Самая сложная задача для театра — в том, как сыграть людей как бы «земных», но которые в этой истории всё-таки совсем не так действуют, как люди в жизни, у них другая посвященность идее, другая самоотверженность, другая идея пути, другое самоотречение, другая страсть. Всё другое. Идеальное, преувеличенное. Архетипическое. Только внешне — очень даже человеческое. Конечно, Дитятковский всё это прекрасно понимает. Он явно хочет добиться двуплановости существования. Чтобы было человеческое и сверхреальное, психологическое и масочное. Патетическое и ироническое. Обязательно — ироническое, потому что, по смыслу пьесы, вся путаница человеческой жизни, до последнего момента — сплошное заблуждение.
Молодая актриса Полина Приходько, видимо, особенно внимательная к советам режиссёра сделала очень жестко стилизованную роль Армиллы. Только плоскостные позы. Только неподвижное лицо-маска. Только патетическая декламация. Понятно, что в этом было стремление к иронии над персонажем, но актриса из-за маски не «высовывалась», а в роли больше ничего не было, и сложное отношение к этому родиться не могло. Я думаю, это упрощённый подход к «масочному» способу игры. Подход — распространённый. Почему-то считается, что «масочно» надо играть плоско и однозначно, примитивнее, чем «психологически». С точки зрения истории театра это неверно. Вот Мейерхольд считал, что в отличие от единичной персональности реалистического образа, маска предполагает «бесконечно большое количество различных видоизменений, оттенков», «очаровательную игру света и тени», игру ракурсами, уровнями, отражениями вечного человеческого типа, и обязательную двойственность актёр-маска-актёр-маска…

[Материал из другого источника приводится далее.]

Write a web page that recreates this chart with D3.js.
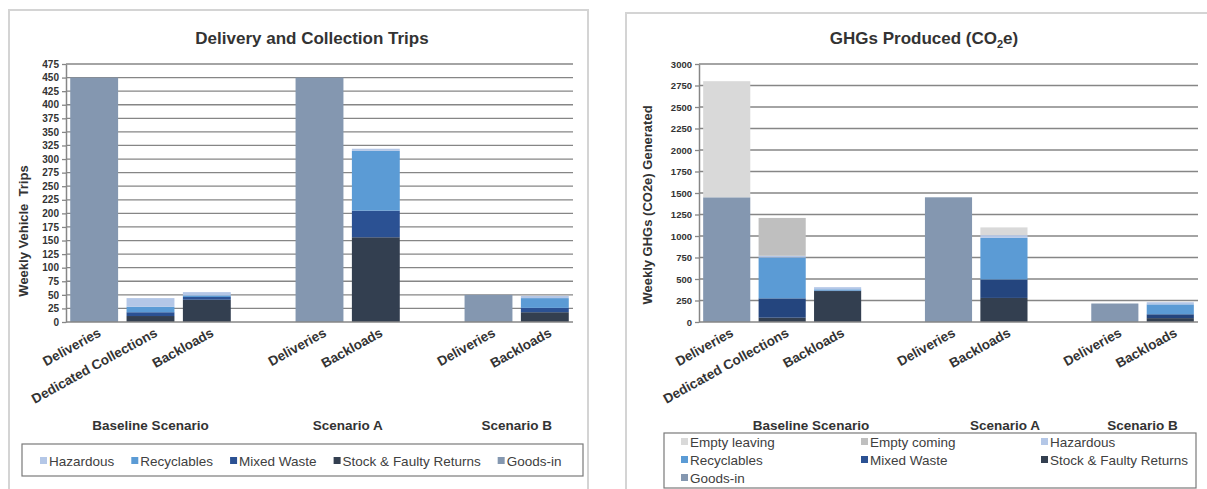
<!DOCTYPE html>
<html>
<head>
<meta charset="utf-8">
<script src="https://cdn.jsdelivr.net/npm/d3@7"></script>
<style>
body { margin: 0; background: #fff; }
svg text { font-family: Arial, "Liberation Sans", sans-serif; }
</style>
</head>
<body>
<div id="chart"></div>
<script>
// Category slots shared by both charts (blank slots are the gaps between scenarios)
const categories = ["Deliveries", "Dedicated Collections", "Backloads", "", "Deliveries", "Backloads", "", "Deliveries", "Backloads"];
const scenarios = ["Baseline Scenario", "Scenario A", "Scenario B"];

// Delivery and Collection Trips - weekly vehicle trips
const tripGoodsIn   = [450, 0, 0, 0, 450, 0, 0, 50, 0];
const tripStock     = [0, 11, 41, 0, 0, 156, 0, 0, 18];
const tripMixed     = [0, 7, 5, 0, 0, 49, 0, 0, 8];
const tripRecycle   = [0, 10, 3, 0, 0, 110, 0, 0, 18];
const tripHazardous = [0, 16, 6, 0, 0, 4, 0, 0, 4];
const tripTicks = [0, 25, 50, 75, 100, 125, 150, 175, 200, 225, 250, 275, 300, 325, 350, 375, 400, 425, 450, 475];

// GHGs Produced - weekly CO2e generated
const ghgGoodsIn      = [1450, 0, 0, 0, 1450, 0, 0, 215, 0];
const ghgStock        = [0, 50, 360, 0, 0, 280, 0, 0, 45];
const ghgMixed        = [0, 225, 5, 0, 0, 215, 0, 0, 45];
const ghgRecycle      = [0, 475, 15, 0, 0, 485, 0, 0, 115];
const ghgHazardous    = [0, 20, 25, 0, 0, 30, 0, 0, 25];
const ghgEmptyComing  = [0, 440, 0, 0, 0, 0, 0, 0, 0];
const ghgEmptyLeaving = [1350, 0, 0, 0, 0, 90, 0, 0, 0];
const ghgTicks = [0, 250, 500, 750, 1000, 1250, 1500, 1750, 2000, 2250, 2500, 2750, 3000];

const colors = {
    "Goods-in": "#8497b0",
    "Stock & Faulty Returns": "#333f50",
    "Mixed Waste": "#2b5193",
    "Recyclables": "#5b9bd5",
    "Hazardous": "#b4c7e7",
    "Empty coming": "#bfbfbf",
    "Empty leaving": "#d9d9d9"
};

const gridColor = "#868686";
const textColor = "#333";

const svg = d3.select("#chart")
    .append("svg")
    .attr("width", 1207)
    .attr("height", 489);

function drawChart(o) {
    const g = svg.append("g");

    // outer chart frame
    g.append("rect")
        .attr("x", o.box[0]).attr("y", o.box[1])
        .attr("width", o.box[2]).attr("height", o.box[3])
        .attr("fill", "#fff")
        .attr("stroke", "#d4d4d4")
        .attr("stroke-width", 2);

    const x = d3.scaleBand()
        .domain(d3.range(categories.length))
        .range([o.x0, o.x1])
        .paddingInner(0.15)
        .paddingOuter(0.075);

    const y = d3.scaleLinear()
        .domain([0, d3.max(o.ticks)])
        .range([322, 64]);

    // gridlines
    g.selectAll(".grid")
        .data(o.ticks.slice(1))
        .join("line")
        .attr("x1", o.x0).attr("x2", o.x1)
        .attr("y1", d => y(d)).attr("y2", d => y(d))
        .attr("stroke", gridColor)
        .attr("stroke-width", 1.3);

    // stacked bars
    const rows = categories.map((c, i) => {
        const r = { i: i };
        o.series.forEach(s => r[s.name] = s.values[i]);
        return r;
    });
    const stacked = d3.stack().keys(o.series.map(s => s.name))(rows);

    g.selectAll(".layer")
        .data(stacked)
        .join("g")
        .attr("fill", d => o.series[d.index].color)
        .selectAll("rect")
        .data(d => d.filter(p => p[1] > p[0]))
        .join("rect")
        .attr("x", d => x(d.data.i))
        .attr("width", x.bandwidth())
        .attr("y", d => y(d[1]))
        .attr("height", d => y(d[0]) - y(d[1]));

    // x axis line
    g.append("line")
        .attr("x1", o.x0).attr("x2", o.x1)
        .attr("y1", y(0)).attr("y2", y(0))
        .attr("stroke", gridColor)
        .attr("stroke-width", 1.5);

    // y axis
    const ax = g.append("g")
        .attr("transform", `translate(${o.x0},0)`)
        .call(d3.axisLeft(y).tickValues(o.ticks).tickFormat(d3.format("d"))
            .tickSize(4).tickPadding(3).tickSizeOuter(0));
    ax.select(".domain").attr("stroke", gridColor).attr("stroke-width", 1.5);
    ax.selectAll(".tick line").attr("stroke", gridColor).attr("stroke-width", 1.3);
    ax.selectAll(".tick text")
        .attr("fill", textColor)
        .style("font-size", o.tickFont)
        .style("font-weight", "bold");

    // category labels
    g.selectAll(".cat")
        .data(categories.map((c, i) => ({ c, i })).filter(d => d.c))
        .join("text")
        .attr("transform", d => `translate(${x(d.i) + x.bandwidth() / 2 + 3},${327}) rotate(-29)`)
        .attr("text-anchor", "end")
        .attr("dy", "0.72em")
        .attr("fill", textColor)
        .style("font-size", "13.5px")
        .style("font-weight", "bold")
        .text(d => d.c);

    // scenario labels
    const step = x.step();
    g.selectAll(".scen")
        .data(scenarios)
        .join("text")
        .attr("x", (d, i) => o.x0 + o.scenPos[i] * step)
        .attr("y", 430)
        .attr("text-anchor", "middle")
        .attr("fill", textColor)
        .style("font-size", "13.5px")
        .style("font-weight", "bold")
        .text(d => d);

    // title
    const t = g.append("text")
        .attr("x", o.titleX)
        .attr("y", 44)
        .attr("text-anchor", "middle")
        .attr("fill", textColor)
        .style("font-size", "17px")
        .style("font-weight", "bold");
    o.title.forEach(p => {
        const ts = t.append("tspan").text(p.t);
        if (p.sub) ts.style("font-size", "11px").attr("dy", 4);
        if (p.after) ts.attr("dy", -4);
    });

    // y axis title
    g.append("text")
        .attr("transform", `translate(${o.yTitle[0]},${o.yTitle[1]}) rotate(-90)`)
        .attr("xml:space", "preserve")
        .attr("text-anchor", "middle")
        .attr("fill", textColor)
        .style("font-size", "13px")
        .style("font-weight", "bold")
        .text(o.yTitleText);

    // legend frame
    const L = o.legend;
    g.append("rect")
        .attr("x", L.box[0]).attr("y", L.box[1])
        .attr("width", L.box[2]).attr("height", L.box[3])
        .attr("fill", "#fff")
        .attr("stroke", "#7a7a7a")
        .attr("stroke-width", 1.2);

    const items = g.selectAll(".leg")
        .data(L.order)
        .join("g");
    items.append("rect")
        .attr("y", -4).attr("width", 7).attr("height", 7)
        .attr("fill", d => colors[d]);
    items.append("text")
        .attr("x", 9)
        .attr("dy", "0.35em")
        .attr("fill", "#404040")
        .style("font-size", "13.5px")
        .text(d => d);

    if (L.cols) {
        items.attr("transform", (d, i) =>
            `translate(${L.box[0] + L.pad + (i % L.cols) * L.colW},${L.rowY[Math.floor(i / L.cols)]})`);
    } else {
        let cx = L.box[0] + L.pad;
        items.each(function () {
            d3.select(this).attr("transform", `translate(${cx},${L.rowY[0]})`);
            cx += 9 + d3.select(this).select("text").node().getComputedTextLength() + L.gap;
        });
    }
}

drawChart({
    box: [9, 10, 579, 500],
    x0: 66, x1: 573,
    ticks: tripTicks,
    tickFont: "10px",
    series: [
        { name: "Goods-in", values: tripGoodsIn, color: colors["Goods-in"] },
        { name: "Stock & Faulty Returns", values: tripStock, color: colors["Stock & Faulty Returns"] },
        { name: "Mixed Waste", values: tripMixed, color: colors["Mixed Waste"] },
        { name: "Recyclables", values: tripRecycle, color: colors["Recyclables"] },
        { name: "Hazardous", values: tripHazardous, color: colors["Hazardous"] }
    ],
    scenPos: [1.5, 5, 8],
    titleX: 312,
    title: [{ t: "Delivery and Collection Trips" }],
    yTitle: [28, 231],
    yTitleText: "Weekly Vehicle  Trips",
    legend: {
        box: [22, 444, 561, 32],
        pad: 18, gap: 17,
        rowY: [461],
        order: ["Hazardous", "Recyclables", "Mixed Waste", "Stock & Faulty Returns", "Goods-in"]
    }
});

drawChart({
    box: [626, 13, 600, 500],
    x0: 699, x1: 1198,
    ticks: ghgTicks,
    tickFont: "9.5px",
    series: [
        { name: "Goods-in", values: ghgGoodsIn, color: colors["Goods-in"] },
        { name: "Stock & Faulty Returns", values: ghgStock, color: colors["Stock & Faulty Returns"] },
        { name: "Mixed Waste", values: ghgMixed, color: "#24457e" },
        { name: "Recyclables", values: ghgRecycle, color: colors["Recyclables"] },
        { name: "Hazardous", values: ghgHazardous, color: colors["Hazardous"] },
        { name: "Empty coming", values: ghgEmptyComing, color: colors["Empty coming"] },
        { name: "Empty leaving", values: ghgEmptyLeaving, color: colors["Empty leaving"] }
    ],
    scenPos: [2.02, 5.52, 8],
    titleX: 924,
    title: [{ t: "GHGs Produced (CO" }, { t: "2", sub: true }, { t: "e)", after: true }],
    yTitle: [652, 205],
    yTitleText: "Weekly GHGs (CO2e) Generated",
    legend: {
        box: [664, 433, 532, 55],
        pad: 17, cols: 3, colW: 180,
        rowY: [442, 460, 478],
        order: ["Empty leaving", "Empty coming", "Hazardous", "Recyclables", "Mixed Waste", "Stock & Faulty Returns", "Goods-in"]
    }
});
</script>
</body>
</html>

И Владимир Селезнёв, и Алексей Морозов, играющие роковых братьев Миллона и Дженнаро, явно пытаются найти этот сложный способ игры. Вообще-то, у Селезнева есть удачный опыт роли Перлимплина, очень сложной, стильной и совсем не бытовой, но он решил им не пользоваться. Здесь актёры пытаются расколоть прямолинейную патетическую зашоренность своих персонажей (над ней и в пьесе Гоцци издевается, конечно) преувеличением внутренних переживаний. На спектакле
Если говорить о сквозном драматическом напряжении спектакля, на первый план вышел мотив, в общем, имеющийся в пьесе. Герои встают перед выбором: погубить себя или родного человека, долго топчутся в переживаниях и передают следующему (Норандо — Дженнаро — Миллону — Армилле — опять Норандо) неразрешимую ситуацию выбора. Но выбор не в их воле.